Opp. p. 260, shows engraving of two Inuit drawing maps in the Victory cabin, with a shelf of books in background.

p. 265, compares the local dialect, disappointingly, to “the Danish dictionary of the Esquimaux tongue which we possessed.”

p. 267: It occurred to me to-day, that we might, by taking a couple of boys into the ship, contrive to teach them English, and also, by aid of the books furnished by the minister at Holsteinborg, enable them to learn the art of reading and writing their own language. Thus, should we succeed, they might be rendered of essential use hereafter; and I therefore concluded on making the proposal at the first opportunity.

p. 635, April 1832: Men have smiled at the narratives of eating in “old Homer,” and critics have defended him. “Dormitavit” it may be, on many things, but on this subject at least, he never slept; yet the “good man” need not have been very anxious about the dinners and suppers of his heroes, since they were never in want of a cow or a goat, to carve with their swords, and broil on their embers as best they might.
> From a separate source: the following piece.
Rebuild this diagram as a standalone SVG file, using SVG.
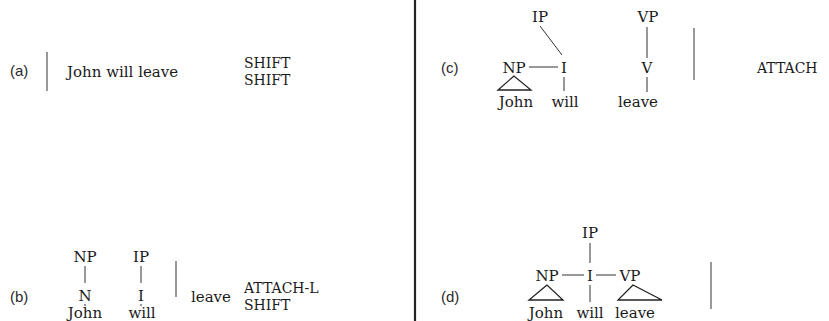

If some of us have been wearied of these suppers, and much more wearied when we were least hungry, there are not many, full or fasting, who have not been interested in the dinners of breakfasts in Gil Blas or Don Quixote, possibly too in the eatings of Scott, who, like his predecessors, knew full well how deeply this prime object of human nature interests all who belong to humanity, as to the whole animal race.

p. 690, Jan. 30 & 31: Nevertheless our habitation was very cold and miserable; while, in attempting to warm ourselves on one side, we were frozen on the opposite, and were otherwise more than enough wearied, from the want of books or other occupation, and the impossibility of taking exercise out of doors. The crew, with the exceptions formerly noticed, were not ailing: but, of the carpenter’s recovery, there was no hope.